Beras, kapas, nila, lada, kayu, gula, kacang-kacangan dan sebagainya yang dihasilkan oleh rakyat dibeli oleh residen-residen itu dengan harga serendah mungkin. Hasil padi misalnya, sebanyak 300 koyang setahun atau 1.350.000 kg dibeli dengan harga sangat rendah, 25 ringgit satu koyangnya. Tiap produk yang berharga untuk pasaran dikuasai oleh residen, dan dibayar dengan mata uang yang sudah merosot nilainya. Desa-desa secara keseluruhan disewakan kepada orang-orang Cina, yang memungut pajak, menjual candu, dan menguasai tenaga kerja.
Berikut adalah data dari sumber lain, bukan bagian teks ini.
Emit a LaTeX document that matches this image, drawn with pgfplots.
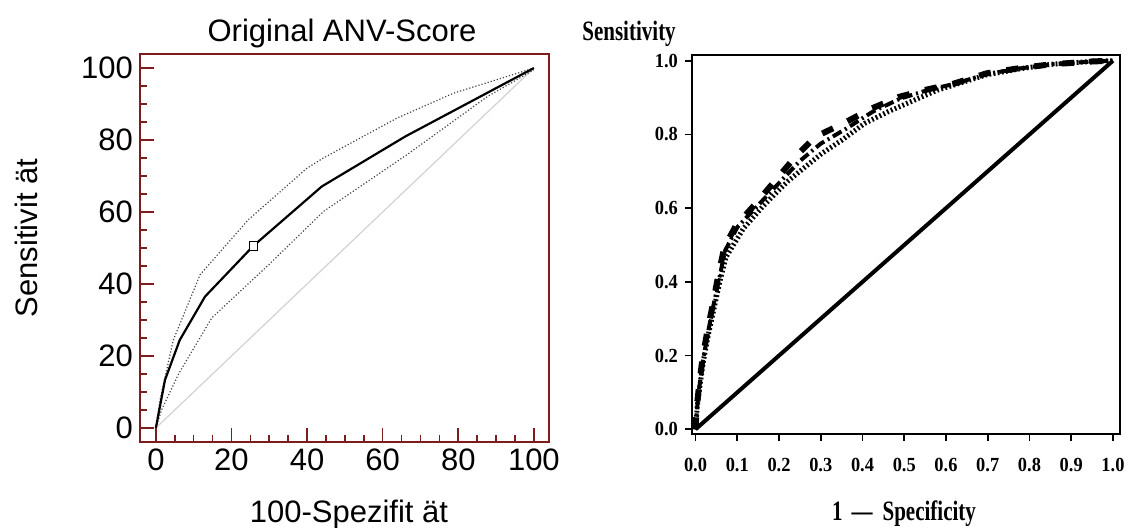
\documentclass[border=0pt]{standalone}
\usepackage{pgfplots}
\pgfplotsset{compat=1.18}
\usepackage{fontspec}
\setmainfont{Liberation Sans}
\newfontfamily\tickserif[FakeStretch=0.92]{Liberation Serif}
\newfontfamily\condserif[FakeStretch=0.75]{Liberation Serif}
\definecolor{maroon}{RGB}{125,28,28}
\begin{document}
\begin{tikzpicture}
% ---------------- left panel ----------------
\begin{axis}[
  at={(70pt,42.5pt)}, anchor=south west, scale only axis,
  width=204.5pt, height=194pt,
  xmin=-4.2, xmax=104, ymin=-3.9, ymax=103.9,
  xtick={0,20,40,60,80,100}, ytick={0,20,40,60,80,100},
  minor tick num=3,
  tick align=inside, xtick pos=bottom, ytick pos=left,
  major tick length=7pt, minor tick length=3.5pt,
  axis line style={maroon, line width=0.8pt},
  tick style={maroon, line width=0.8pt},
  ticklabel style={font=\fontsize{15.5}{18}\selectfont},
  /pgf/number format/assume math mode=true,
]
\addplot[gray!35, line width=0.6pt] coordinates {(0,0) (100,100)};
\addplot[densely dotted, gray!55!black, line width=0.6pt] coordinates {
(0,0) (1.1,7.8) (4.6,24.4) (11.7,42.6) (24.5,57.9) (40,72.2) (44.3,75) (63.8,86.1) (78.7,93) (100,100)};
\addplot[densely dotted, gray!55!black, line width=0.6pt] coordinates {
(0,0) (1.5,5) (6,15) (14.8,30.6) (30,45.5) (44.4,60.2) (66.4,75.9) (87.6,92) (100,99.5)};
\addplot[black, line width=1.1pt] coordinates {
(0,0) (2.4,13.3) (6.3,24.4) (13,36.5) (25.8,50.6) (43.9,67.1) (66,81) (100,100)};
\addplot[only marks, mark=square*, mark size=2.2pt,
  mark options={fill=white, draw=black, line width=0.5pt}] coordinates {(25.8,50.6)};
\end{axis}
% ---------------- right panel ----------------
\begin{axis}[
  at={(346pt,46.75pt)}, anchor=south west, scale only axis,
  width=214pt, height=189.25pt,
  xmin=-0.0084, xmax=1.0168, ymin=-0.0114, ymax=1.0155,
  xtick={0,0.1,0.2,0.3,0.4,0.5,0.6,0.7,0.8,0.9,1.0},
  xticklabels={0.0,0.1,0.2,0.3,0.4,0.5,0.6,0.7,0.8,0.9,1.0},
  ytick={0,0.2,0.4,0.6,0.8,1.0},
  yticklabels={0.0,0.2,0.4,0.6,0.8,1.0},
  tick align=outside, xtick pos=bottom, ytick pos=left,
  major tick length=3.5pt,
  axis line style={black, line width=1pt},
  tick style={black, line width=0.9pt},
  ticklabel style={font=\tickserif\bfseries\fontsize{10}{12}\selectfont},
  xticklabel style={yshift=-5.5pt},
  yticklabel style={xshift=0pt},
]
\addplot[black, line width=2pt] coordinates {(0,0) (1,1)};
\addplot[black, line width=3pt, dash pattern=on 6pt off 8pt] coordinates {
(0,0) (0.003,0.06) (0.008,0.113) (0.016,0.186) (0.027,0.258) (0.040,0.331) (0.053,0.408)
(0.069,0.494) (0.097,0.553) (0.144,0.612) (0.191,0.675) (0.239,0.739) (0.286,0.793)
(0.354,0.830) (0.421,0.870) (0.488,0.902) (0.555,0.922) (0.619,0.938) (0.698,0.966)
(0.777,0.980) (0.85,0.99) (0.95,0.998) (1,1)};
\addplot[black, line width=2.5pt, dash pattern=on 0.9pt off 1.2pt] coordinates {
(0,0) (0.004,0.06) (0.010,0.113) (0.019,0.186) (0.031,0.258) (0.045,0.331) (0.058,0.400)
(0.073,0.467) (0.115,0.545) (0.160,0.603) (0.191,0.639) (0.223,0.675) (0.263,0.712)
(0.302,0.748) (0.350,0.784) (0.405,0.830) (0.460,0.861) (0.524,0.893) (0.579,0.920)
(0.698,0.962) (0.777,0.978) (0.85,0.99) (0.95,0.998) (1,1)};
\addplot[black, line width=2pt, dash pattern=on 5pt off 2pt on 1pt off 2pt] coordinates {
(0,0) (0.004,0.06) (0.009,0.113) (0.018,0.186) (0.029,0.258) (0.042,0.331) (0.056,0.405)
(0.071,0.485) (0.100,0.548) (0.150,0.608) (0.200,0.668) (0.250,0.728) (0.300,0.775)
(0.360,0.815) (0.425,0.862) (0.490,0.897) (0.555,0.920) (0.619,0.937) (0.698,0.964)
(0.777,0.979) (0.85,0.99) (0.95,0.998) (1,1)};
\end{axis}
% ---------------- texts ----------------
\node[anchor=base] at (171pt,243pt) {\fontsize{15.5}{18}\selectfont Original ANV-Score};
\node[anchor=base, rotate=90] at (18.5pt,144.5pt) {\fontsize{15.5}{18}\selectfont Sensitivit ät};
\node[anchor=base] at (174.5pt,2.5pt) {\fontsize{15.5}{18}\selectfont 100-Spezifit ät};
\node[anchor=base west, inner sep=0pt] at (291pt,243.5pt) {\condserif\bfseries\fontsize{14}{16}\selectfont Sensitivity};
\node[anchor=base] at (452pt,3.5pt) {\condserif\bfseries\fontsize{14}{16}\selectfont 1\hspace{4.5pt}—\hspace{5pt}Specificity};
\pgfresetboundingbox
\path (0,0) rectangle (566pt,263.5pt);
\end{tikzpicture}
\end{document}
Untuk menutup mulut pejabat di Batavia, para residen membagi barang rampasannya dengan beberapa pejabat di Batavia. Para residen Cirebon bahkan menyerahkan tenaga kerja rodi ke Batavia sebanyak 200 orang atau lebih setahun. Kemiskinan dan pemerasan lewat pajak dan cara-cara lain menimbulkan suatu kejahatan sosial, ialah perbudakan manusia atau menjual diri dan keluarga ke dalam perbudakan.
Terjadinya penjualan diri untuk menjadi budak secara besar-besaran menggelisahkan orang Belanda, dan walaupun tidak sama sekali menutup mata terhadap kesalahan diri sendiri, namun para Sultan dan pangeran dipersalahkan atas penderitaan penduduk ini. Sejumlah besar pengikut sultan-sultan dan keluarga mereka merupakan beban berat bagi kaum tani, terutama dalam perjalanan-perjalanan mereka ke desa-desa. Dan para pangeran masih dianggap miskin oleh orang Belanda, yang mengatakan bahwa pangeran-pangeran ini tidak tinggal dalam istana-istana terbuat dari batu, melainkan hanya dari kayu saja. Mungkin ini hanya penilaian Belanda berdasarkan atas pendapat mereka mengenai gaya dan konsepsi mengenai kemewahan, dan bukan atas kenyataan-kenyataan di Cirebon. Sebab siapapun yang melihat hasil ukiran kayu dan arsitektur batu Cirebon, akan mengagumi keindahannya. Diperkirakan bahwa para residen pada abad ke-18 mendapatkan 60.000 ringgit setahunnya. Yang paling serakah, Graf van Hogendorp, mendapat 100.000 ringgit tiap tahun. Walaupun demikian, residen-residen itu mempunyai staf kulit putih yang sangat kecil, terdiri atas beberapa orang, dan untuk mendapat keuntungan-keuntungan mereka sangat tergantung kepada bantuan dan kerjasama para bangsawan pribumi. Sebagai imbalan, mereka mendapatkan segala perlindungan dari kompeni.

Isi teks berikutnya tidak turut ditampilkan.